The local unit of Germany's DAX 30-listed Linde Group estimates current New Zealand consumption of liquid CO2 is about 60,000 tonnes a year
BOC is building a $40 million processing plant at Marsden Point, after agreeing to a 15-year contract to take carbon dioxide from New Zealand Refining's plant, which will have capacity of more than 50,000 tonnes of saleable, food-grade liquid CO2 a year, allowing for demand to almost double.
"There is significant forecasted growth in the demand of CO2 in New Zealand," BOC said in an email. "An example of this is the major NZ dairy industry, which requires significant volumes of CO2 for the modified atmosphere packing of its products for export to the rest of the world."
BOC currently sources CO2 from a third party supplier it didn't name and said the Marsden Point plant will give it a second source of the industrial gas "to enhance the reliability of supply and volume available of CO2 to BOC's customers."
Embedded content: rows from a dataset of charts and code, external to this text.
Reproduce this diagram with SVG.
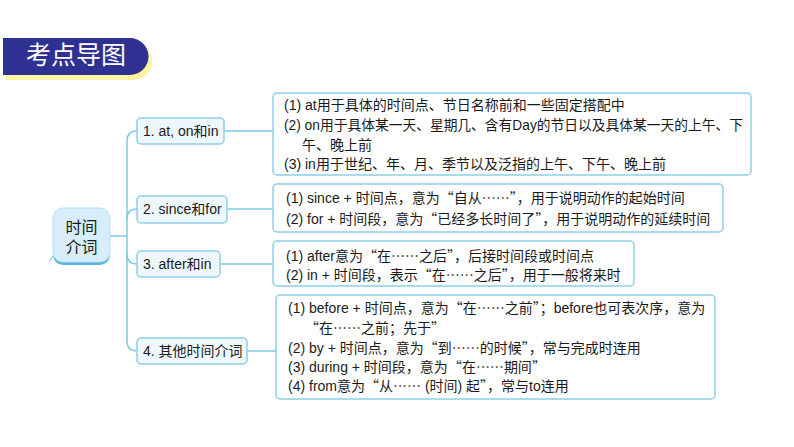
<svg xmlns="http://www.w3.org/2000/svg" width="794" height="447" viewBox="0 0 794 447">
<style>
.t{font-family:"Liberation Sans","Noto Sans CJK SC",sans-serif;font-size:14px;fill:#1a1a1a}
.c{font-family:"Noto Sans CJK SC",sans-serif}
.br{fill:#eef7fc;stroke:#8fd0e8;stroke-width:1.5}
.box{fill:#ffffff;stroke:#8fd0e8;stroke-width:1.5}
.ln{fill:none;stroke:#7ec8e3;stroke-width:1.5}
</style>
<rect width="794" height="447" fill="#ffffff"/>
<g id="title">
<path d="M6 42 H133 A19 19 0 0 1 133 80 H6 Z" fill="#fff3a0"/>
<path d="M3 38 H130 A18.5 18.5 0 0 1 130 75 H3 Z" fill="#2e3192"/>
<text x="76" y="64" text-anchor="middle" style="font-family:'Noto Sans CJK SC',sans-serif;font-size:25px;fill:#ffffff">考点导图</text>
</g>
<g id="connectors">
<path class="ln" d="M110 236 H127"/>
<path class="ln" d="M137 131 Q127 131 127 141 V341 Q127 351 137 351"/>
<path class="ln" d="M127 219 Q127 209 137 209"/>
<path class="ln" d="M127 254 Q127 264 137 264"/>
<path class="ln" d="M224 131 H273"/>
<path class="ln" d="M227 209 H273"/>
<path class="ln" d="M220 264 H273"/>
<path class="ln" d="M247 351 H276"/>
</g>
<g id="center">
<path d="M56 250 Q52 258 49 262" fill="none" stroke="#8fd0e8" stroke-width="1.2"/>
<rect x="53" y="210" width="57" height="55" rx="10" fill="#5ab8e0"/>
<rect x="53" y="208" width="57" height="54" rx="10" fill="#d7eefa" stroke="#b5e0f3" stroke-width="1"/>
<text class="t" x="81.5" y="233" text-anchor="middle" style="font-size:16px">时间</text>
<text class="t" x="81.5" y="253" text-anchor="middle" style="font-size:16px">介词</text>
</g>
<g id="b1">
<rect class="br" x="137" y="118" width="87" height="26" rx="4"/>
<text class="t" x="143" y="136">1. at, on和in</text>
</g>
<g id="b2">
<rect class="br" x="137" y="196" width="90" height="27" rx="4"/>
<text class="t" x="143" y="214">2. since和for</text>
</g>
<g id="b3">
<rect class="br" x="137" y="251" width="83" height="26" rx="4"/>
<text class="t" x="143" y="269">3. after和in</text>
</g>
<g id="b4">
<rect class="br" x="137" y="338" width="110" height="26" rx="4"/>
<text class="t" x="143" y="356">4. 其他时间介词</text>
</g>
<g id="d1">
<rect class="box" x="273" y="93" width="478" height="82" rx="4"/>
<text class="t" x="284" y="110">(1) at用于具体的时间点、节日名称前和一些固定搭配中</text>
<text class="t" x="284" y="130" textLength="459" lengthAdjust="spacingAndGlyphs">(2) on用于具体某一天、星期几、含有Day的节日以及具体某一天的上午、下</text>
<text class="t" x="302" y="150">午、晚上前</text>
<text class="t" x="284" y="169">(3) in用于世纪、年、月、季节以及泛指的上午、下午、晚上前</text>
</g>
<g id="d2">
<rect class="box" x="273" y="184" width="450" height="48" rx="4"/>
<text class="t" x="286" y="203">(1) since + 时间点，意为<tspan class="c">“</tspan>自从<tspan class="c">……”</tspan>，用于说明动作的起始时间</text>
<text class="t" x="286" y="224">(2) for + 时间段，意为<tspan class="c">“</tspan>已经多长时间了<tspan class="c">”</tspan>，用于说明动作的延续时间</text>
</g>
<g id="d3">
<rect class="box" x="273" y="241" width="361" height="45" rx="4"/>
<text class="t" x="286" y="261">(1) after意为<tspan class="c">“</tspan>在<tspan class="c">……</tspan>之后<tspan class="c">”</tspan>，后接时间段或时间点</text>
<text class="t" x="286" y="280">(2) in + 时间段，表示<tspan class="c">“</tspan>在<tspan class="c">……</tspan>之后<tspan class="c">”</tspan>，用于一般将来时</text>
</g>
<g id="d4">
<rect class="box" x="276" y="295" width="439" height="104" rx="4"/>
<text class="t" x="288" y="313">(1) before + 时间点，意为<tspan class="c">“</tspan>在<tspan class="c">……</tspan>之前<tspan class="c">”</tspan>；before也可表次序，意为</text>
<text class="t" x="305" y="333"><tspan class="c">“</tspan>在<tspan class="c">……</tspan>之前；先于<tspan class="c">”</tspan></text>
<text class="t" x="288" y="353">(2) by + 时间点，意为<tspan class="c">“</tspan>到<tspan class="c">……</tspan>的时候<tspan class="c">”</tspan>，常与完成时连用</text>
<text class="t" x="288" y="372">(3) during + 时间段，意为<tspan class="c">“</tspan>在<tspan class="c">……</tspan>期间<tspan class="c">”</tspan></text>
<text class="t" x="288" y="391">(4) from意为<tspan class="c">“</tspan>从<tspan class="c">……</tspan> (时间) 起<tspan class="c">”</tspan>，常与to连用</text>
</g>
</svg>
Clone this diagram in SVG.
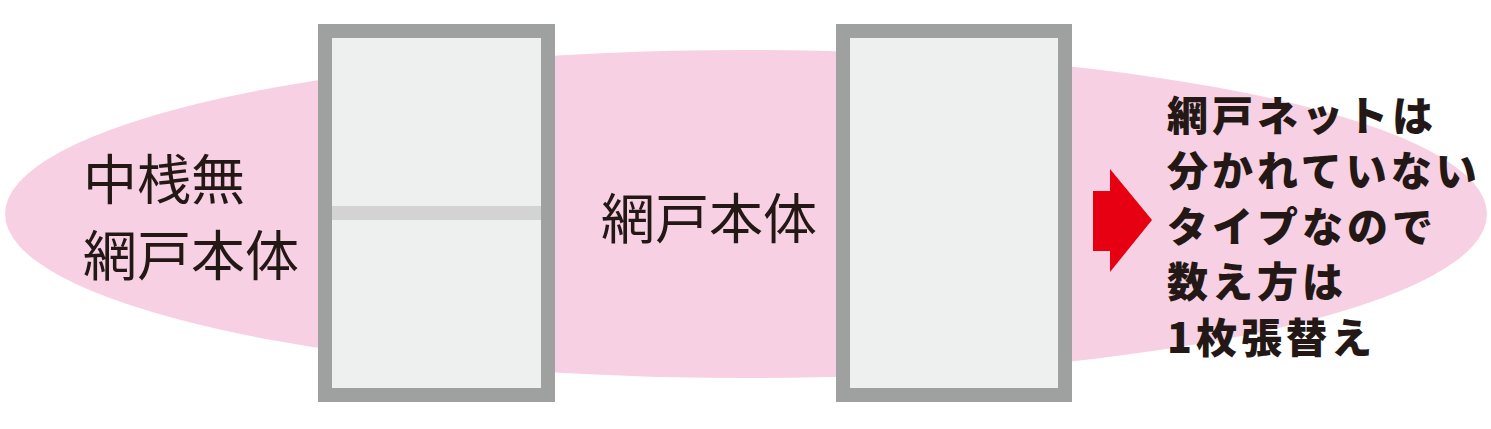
<svg xmlns="http://www.w3.org/2000/svg" width="1491" height="429" viewBox="0 0 1491 429">
<style>
.frame{fill:#eeefef;stroke:#9fa0a0;stroke-width:14}
.label{font-family:"Noto Sans CJK JP","Noto Sans",sans-serif;font-size:54px;fill:#231815}
.bold{font-family:"Noto Sans CJK JP","Noto Sans",sans-serif;font-size:41px;font-weight:900;fill:#231815;letter-spacing:4px}
</style>
<rect width="1491" height="429" fill="#ffffff"/>
<g id="background">
<ellipse cx="746" cy="214" rx="741" ry="164" fill="#f7d1e3"/>
</g>
<g id="left-label">
<text class="label" x="83" y="200">中桟無</text>
<text class="label" x="83" y="276">網戸本体</text>
</g>
<g id="left-door">
<rect class="frame" x="325" y="31" width="223" height="364"/>
<rect x="332" y="206" width="209" height="14" fill="#d3d3d3"/>
</g>
<g id="middle-label">
<text class="label" x="601" y="239">網戸本体</text>
</g>
<g id="right-door">
<rect class="frame" x="843" y="31" width="222" height="364"/>
</g>
<g id="connectors">
<polygon points="1093,191 1110,191 1110,169 1152,220 1110,272 1110,251 1093,251" fill="#e60012"/>
</g>
<g id="right-label">
<text class="bold" x="1167" y="131">網戸ネットは</text>
<text class="bold" x="1167" y="186">分かれていない</text>
<text class="bold" x="1167" y="242">タイプなので</text>
<text class="bold" x="1167" y="297">数え方は</text>
<text class="bold" x="1167" y="353">1枚張替え</text>
</g>
</svg>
NZ Refining, which supplies about 80 percent of New Zealand's refined fuels, is able to show a consequent 50,000 tonne a year reduction in its CO2 emissions, adding to the 120,000 tonne reduction it expects from its Te Mahi Hou project due to come on stream next year.
To turn the feedgas into food-grade CO2, it is pressurised to 20 times atmospheric pressure (20bar), dried and purified and then cooled to about -25 degreesC where it condenses to a liquid and can be distilled.